When Lynne and I finally spoke again, we were honest.  We did not do any sugar coating or placating. I was raw and vulnerable as tears welled in my eyes.  Lynne held space for my vulnerability and my hurt.  She was quiet as I spoke and related my feelings.  I don’t know that I’ve ever felt so seen and heard by another woman.  We were on the phone, not even face to face, and yet, the act of her opening our conversation with, “I know you’re hurt. I know this goes deeper than what’s on the surface. I want to know what’s in your heart, and I want to listen”, followed by, “I’m going to be quiet and allow you to say all that you need to say”, truly made me feel seen like never before.  (Can we all just take a moment for the amazing, mature, kind human being Lynne is!)- I shared my heart with her on that phone call and Lynne listened intently and quietly, just like she said she would. She did not interrupt.  She did not defend herself or tell me where I was wrong.  She didn’t even apologize.  She simply listened and let me talk as everything from the past two days came bubbling up from inside me.  And after I finished, she told me she heard everything I said.  She was compassionate.  When she spoke, she related her empathy for how I was feeling.  She told me where she agreed and where she thought I was wrong.  And, she apologized.  This was by far the healthiest and most healing conversation I’ve had with another woman, and there are two lessons here.  Lesson #4 Friendship requires a quiet, safe place for sharing hurt feelings and being vulnerable.  Often, friendship doesn’t require us to fix anything, but to simply listen.  Finally, bringing us back to our opening conversationn, Lesson # 5: Friendship can handle the truth. It can not handle lies.  We must be honest with our friends and we must allow our friends to be honest with us. 

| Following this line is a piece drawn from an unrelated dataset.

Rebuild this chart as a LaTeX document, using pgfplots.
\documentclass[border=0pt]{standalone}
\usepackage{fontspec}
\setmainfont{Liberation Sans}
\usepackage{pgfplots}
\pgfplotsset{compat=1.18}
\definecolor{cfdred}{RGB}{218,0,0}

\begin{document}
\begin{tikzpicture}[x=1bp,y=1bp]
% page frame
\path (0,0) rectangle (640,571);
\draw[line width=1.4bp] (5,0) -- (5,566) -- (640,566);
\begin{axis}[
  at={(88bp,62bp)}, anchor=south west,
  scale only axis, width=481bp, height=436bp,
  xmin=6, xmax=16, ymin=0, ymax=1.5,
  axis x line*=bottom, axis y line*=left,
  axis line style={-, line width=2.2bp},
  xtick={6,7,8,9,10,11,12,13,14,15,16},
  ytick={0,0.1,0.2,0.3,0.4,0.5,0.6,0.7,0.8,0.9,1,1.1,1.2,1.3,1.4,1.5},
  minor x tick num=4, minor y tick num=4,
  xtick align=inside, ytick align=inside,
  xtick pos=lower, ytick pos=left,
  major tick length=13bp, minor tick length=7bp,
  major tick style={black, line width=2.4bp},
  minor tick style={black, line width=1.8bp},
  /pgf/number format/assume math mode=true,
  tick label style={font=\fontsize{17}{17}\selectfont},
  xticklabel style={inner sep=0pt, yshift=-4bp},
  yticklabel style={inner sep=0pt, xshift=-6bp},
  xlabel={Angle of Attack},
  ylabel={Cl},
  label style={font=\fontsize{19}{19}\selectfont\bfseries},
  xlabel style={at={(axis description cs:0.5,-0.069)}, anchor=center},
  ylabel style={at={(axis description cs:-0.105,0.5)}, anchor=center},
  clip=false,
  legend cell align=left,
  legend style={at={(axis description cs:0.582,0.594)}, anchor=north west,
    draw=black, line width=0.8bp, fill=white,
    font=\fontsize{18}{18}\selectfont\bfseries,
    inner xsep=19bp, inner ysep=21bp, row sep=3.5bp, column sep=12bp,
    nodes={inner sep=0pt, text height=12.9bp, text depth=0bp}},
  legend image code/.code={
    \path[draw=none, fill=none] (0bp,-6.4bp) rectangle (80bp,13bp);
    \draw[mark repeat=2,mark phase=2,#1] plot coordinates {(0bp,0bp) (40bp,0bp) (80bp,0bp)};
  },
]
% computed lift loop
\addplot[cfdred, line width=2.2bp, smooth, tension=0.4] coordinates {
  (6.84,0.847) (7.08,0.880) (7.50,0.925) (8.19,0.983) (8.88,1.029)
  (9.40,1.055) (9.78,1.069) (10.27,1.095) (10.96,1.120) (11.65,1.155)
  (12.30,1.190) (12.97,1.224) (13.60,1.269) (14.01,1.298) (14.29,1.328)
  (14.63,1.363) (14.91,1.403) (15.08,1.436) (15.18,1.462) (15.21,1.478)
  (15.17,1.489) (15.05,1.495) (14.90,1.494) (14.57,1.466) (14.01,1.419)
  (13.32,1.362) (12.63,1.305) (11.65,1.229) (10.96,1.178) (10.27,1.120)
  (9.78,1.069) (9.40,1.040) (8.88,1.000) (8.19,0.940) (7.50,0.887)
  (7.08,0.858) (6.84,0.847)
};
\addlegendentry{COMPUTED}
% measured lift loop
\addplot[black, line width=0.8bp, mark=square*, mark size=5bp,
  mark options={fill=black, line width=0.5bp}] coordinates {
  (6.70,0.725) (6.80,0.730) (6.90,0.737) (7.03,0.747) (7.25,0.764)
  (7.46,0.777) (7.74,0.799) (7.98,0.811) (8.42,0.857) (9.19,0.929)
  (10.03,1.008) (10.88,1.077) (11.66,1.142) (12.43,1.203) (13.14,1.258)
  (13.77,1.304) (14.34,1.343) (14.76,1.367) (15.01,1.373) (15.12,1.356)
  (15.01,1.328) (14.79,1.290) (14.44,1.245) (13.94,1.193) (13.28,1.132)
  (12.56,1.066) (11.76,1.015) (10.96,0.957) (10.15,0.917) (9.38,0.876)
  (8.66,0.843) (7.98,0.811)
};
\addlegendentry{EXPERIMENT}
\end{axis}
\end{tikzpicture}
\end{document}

During our conversation, it wasn’t easy to be so open and honest with Lynne, even though we’ve been friends for over 20 years.  We had come to a place that neither of us had navigated before, and it required unapologetic vulnerability. Had I held back or minimized my feelings due to concern for how Lynne would feel or what she would think about me, we would have hit a plateau at a minimum or a step back in our friendship in the worst case.  Instead, we both spoke truth, we both listened, we were open hearted and we were able to end that phone conversation with a stronger friendship than we had when it started.  Now, that doesn’t mean we got off the phone laughing and smiling in a world full of puppies and rainbows.  In reality, it took time for both of us to breathe and process the conversation. Plus, the discussion didn’t end there.  Over the next few days, we had healing, follow up dialogue too.  I will say, that the moment I got off the phone, for the first time in 2 days, I breathed a deep calming breath without any suffocating weight on my chest.  The baggage I had been carrying around had dissipated.  I knew Lynne loved me, would show up for me, and that we were going to be ok.

If we peel away all the layers of life, isn’t this at the core of what we all desire?  Life is complex, we’re all very different people, and yet we stand on the common ground of wanting to be loved and knowing we’re going to be ok.  We want people in our life who will show up for us by listening, caring, and creating safe spaces where we can truly be ourselves and feel free to speak honestly.  This is friendship at it’s finest, and it’s more important than ever to find and facilitate these real, deep friendships if we want to live a truly fulfilling Life after Kids.

As we begin to wrap up our conversation, I need to be honest with you. And, perhaps it will take some pressure off you.  See, these deep, ride or die, friendships aren’t necessarily a common thing to find and they don’t always happen quickly.  It was well into my 20’s before I ever even met Lynne, and it’s taken us over 20 years to get to where we are now.  It’s required work, patience, compassion, honesty, and of course a lot of LAUGHTER!  Aside from Lynne, I can think of maybe one other woman who fills and feels my heart like Lynne does.  Don’t feel pressured to have profound friendships with everyone you know.  If you happen to be someone who has a deep relationship with multiple women, I salute you, it’s not easy.  Also, please understand, that I’m not suggesting we limit ourselves in the friendship department.  It’s natural and healthy to do life with all kinds of women we can connect with, laugh with, go on adventures with, and make memories with.  But, don’t necessarily hold every woman in your life to the highest of standards that I’m speaking about here.  If you do, you may end up stressed, disheartened, and very disappointed.

When I was growing up, I can remember having countless fights and arguments with my friends, and during those times, it often felt like the world was coming to a close (oh the preteen and teen drama!).  I don’t remember what any of those fights were specifically about, but I do remember the words my dad would console me with in the aftermath.  He’d say, “Brooke, your grand pap always told me, “When a person gets to the end of their life and can look back knowing they had one true friend who loved them unconditionally and always had their back, then they’ll know they lived a truly blessed life.”  Perhaps you’re feeling down or longing for more meaningful friendships.  Let the words of Grand Pap Bomp be of comfort to you.  And, if you have those one or two women in your life who always have your back, the ones that are your soul sisters, do everything in you power to be the friend they need, and to ensure that your friendship flourishes.  Always remember the 5 Lessons of Friendship: be authentic and open hearted, don’t expect perfection, give grace when it’s needed, hold space for vulnerability, and always be honest.  Friendship is just like life, it’s full of ups and downs, and it has a funny way of working itself out.  So, you never know, you could end up a Golden Girl living an epic second half of life surrounded by your besties, always ready for any shenanigans and laughter that come your way!